### GIVEN EXERCISE
Begin with the first line below and retype each line exactly through the line containing "plt.rcParams['font.family'] = ['Liberation". Any pictures are to be left out.

### GIVEN DATA

— Begin —

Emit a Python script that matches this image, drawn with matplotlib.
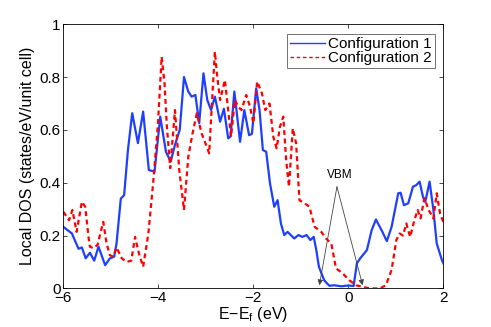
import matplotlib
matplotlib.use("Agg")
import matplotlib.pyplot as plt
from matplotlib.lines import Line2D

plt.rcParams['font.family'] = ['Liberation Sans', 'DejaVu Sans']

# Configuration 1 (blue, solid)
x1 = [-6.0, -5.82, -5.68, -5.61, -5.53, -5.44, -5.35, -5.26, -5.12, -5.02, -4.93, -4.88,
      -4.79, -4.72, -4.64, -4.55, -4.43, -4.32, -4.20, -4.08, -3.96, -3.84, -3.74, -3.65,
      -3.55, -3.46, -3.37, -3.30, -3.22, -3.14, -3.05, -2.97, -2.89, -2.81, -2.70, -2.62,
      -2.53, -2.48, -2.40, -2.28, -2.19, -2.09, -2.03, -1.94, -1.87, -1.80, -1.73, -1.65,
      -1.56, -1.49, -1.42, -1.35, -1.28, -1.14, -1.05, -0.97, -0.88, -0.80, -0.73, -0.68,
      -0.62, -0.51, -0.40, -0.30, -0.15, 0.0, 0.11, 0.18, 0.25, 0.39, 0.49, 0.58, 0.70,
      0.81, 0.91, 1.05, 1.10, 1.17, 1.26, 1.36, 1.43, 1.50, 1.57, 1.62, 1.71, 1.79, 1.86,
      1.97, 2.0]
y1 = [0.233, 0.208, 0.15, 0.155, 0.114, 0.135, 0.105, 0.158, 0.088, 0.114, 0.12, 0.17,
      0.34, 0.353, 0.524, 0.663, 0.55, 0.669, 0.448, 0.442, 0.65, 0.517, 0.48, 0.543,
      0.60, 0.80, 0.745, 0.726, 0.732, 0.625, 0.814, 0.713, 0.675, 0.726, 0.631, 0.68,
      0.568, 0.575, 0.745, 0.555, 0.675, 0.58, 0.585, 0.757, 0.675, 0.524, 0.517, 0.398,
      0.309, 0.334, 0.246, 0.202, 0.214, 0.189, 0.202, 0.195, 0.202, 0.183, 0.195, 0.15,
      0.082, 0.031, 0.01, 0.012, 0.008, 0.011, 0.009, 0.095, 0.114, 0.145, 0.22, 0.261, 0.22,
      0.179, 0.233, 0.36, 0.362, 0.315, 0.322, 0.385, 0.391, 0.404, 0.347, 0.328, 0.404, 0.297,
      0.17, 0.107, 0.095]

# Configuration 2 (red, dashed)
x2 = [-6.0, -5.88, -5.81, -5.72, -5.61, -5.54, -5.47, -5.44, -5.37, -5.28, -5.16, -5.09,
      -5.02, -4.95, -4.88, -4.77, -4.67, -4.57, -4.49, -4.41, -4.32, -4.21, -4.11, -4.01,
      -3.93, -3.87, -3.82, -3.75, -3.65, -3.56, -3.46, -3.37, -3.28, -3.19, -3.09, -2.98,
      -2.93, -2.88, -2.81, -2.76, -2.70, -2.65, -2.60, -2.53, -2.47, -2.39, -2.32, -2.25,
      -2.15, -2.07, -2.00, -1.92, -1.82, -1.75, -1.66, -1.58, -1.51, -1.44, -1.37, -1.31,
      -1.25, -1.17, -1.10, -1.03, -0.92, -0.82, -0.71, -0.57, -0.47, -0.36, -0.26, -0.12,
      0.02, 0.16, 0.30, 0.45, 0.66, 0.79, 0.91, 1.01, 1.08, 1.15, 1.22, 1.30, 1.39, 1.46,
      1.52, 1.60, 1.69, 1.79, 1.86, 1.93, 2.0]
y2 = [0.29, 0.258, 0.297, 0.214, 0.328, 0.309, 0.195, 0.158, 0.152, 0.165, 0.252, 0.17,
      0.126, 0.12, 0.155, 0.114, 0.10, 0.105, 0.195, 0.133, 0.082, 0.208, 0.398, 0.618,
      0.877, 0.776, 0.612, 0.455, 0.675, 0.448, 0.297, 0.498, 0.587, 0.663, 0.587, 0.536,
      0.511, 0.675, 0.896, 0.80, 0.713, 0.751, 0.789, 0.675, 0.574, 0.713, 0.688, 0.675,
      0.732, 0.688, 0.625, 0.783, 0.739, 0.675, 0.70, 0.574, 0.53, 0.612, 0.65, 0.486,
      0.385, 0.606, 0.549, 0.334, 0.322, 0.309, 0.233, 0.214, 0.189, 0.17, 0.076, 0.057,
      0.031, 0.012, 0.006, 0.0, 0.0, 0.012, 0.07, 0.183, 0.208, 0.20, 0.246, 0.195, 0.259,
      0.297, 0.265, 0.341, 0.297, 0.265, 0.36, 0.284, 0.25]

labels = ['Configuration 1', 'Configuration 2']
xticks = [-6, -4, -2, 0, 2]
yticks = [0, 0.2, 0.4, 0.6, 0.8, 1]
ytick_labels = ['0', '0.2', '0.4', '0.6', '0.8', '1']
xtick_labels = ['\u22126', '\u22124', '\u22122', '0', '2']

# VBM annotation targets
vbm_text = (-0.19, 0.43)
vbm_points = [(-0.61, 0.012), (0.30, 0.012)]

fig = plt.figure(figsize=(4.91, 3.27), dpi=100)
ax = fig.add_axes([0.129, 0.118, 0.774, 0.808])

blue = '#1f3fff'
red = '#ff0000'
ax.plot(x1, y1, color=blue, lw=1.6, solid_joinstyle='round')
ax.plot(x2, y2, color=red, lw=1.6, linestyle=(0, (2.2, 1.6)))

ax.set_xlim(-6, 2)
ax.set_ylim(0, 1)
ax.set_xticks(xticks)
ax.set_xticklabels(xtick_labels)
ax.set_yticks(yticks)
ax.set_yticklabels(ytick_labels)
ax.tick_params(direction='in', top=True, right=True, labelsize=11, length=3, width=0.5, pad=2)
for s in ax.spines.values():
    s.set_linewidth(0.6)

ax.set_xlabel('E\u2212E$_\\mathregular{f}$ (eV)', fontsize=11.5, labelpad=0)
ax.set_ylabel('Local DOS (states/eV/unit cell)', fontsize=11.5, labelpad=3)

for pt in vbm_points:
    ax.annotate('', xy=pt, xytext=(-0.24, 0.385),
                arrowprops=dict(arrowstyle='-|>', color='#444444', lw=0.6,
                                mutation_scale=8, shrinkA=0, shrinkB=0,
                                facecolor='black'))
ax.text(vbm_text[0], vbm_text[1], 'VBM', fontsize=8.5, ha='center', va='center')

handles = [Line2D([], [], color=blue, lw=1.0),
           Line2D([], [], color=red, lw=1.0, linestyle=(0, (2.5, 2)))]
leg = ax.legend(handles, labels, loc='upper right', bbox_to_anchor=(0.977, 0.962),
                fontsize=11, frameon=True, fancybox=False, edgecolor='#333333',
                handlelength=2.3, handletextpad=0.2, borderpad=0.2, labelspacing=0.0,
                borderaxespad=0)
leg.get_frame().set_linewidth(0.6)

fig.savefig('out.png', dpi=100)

— End —

### RESPONSE TO THIS TASK
Emit a Python script that matches this image, drawn with matplotlib.
import matplotlib
matplotlib.use("Agg")
import matplotlib.pyplot as plt
from matplotlib.lines import Line2D

plt.rcParams['font.family'] = ['Liberation Sans', 'DejaVu Sans']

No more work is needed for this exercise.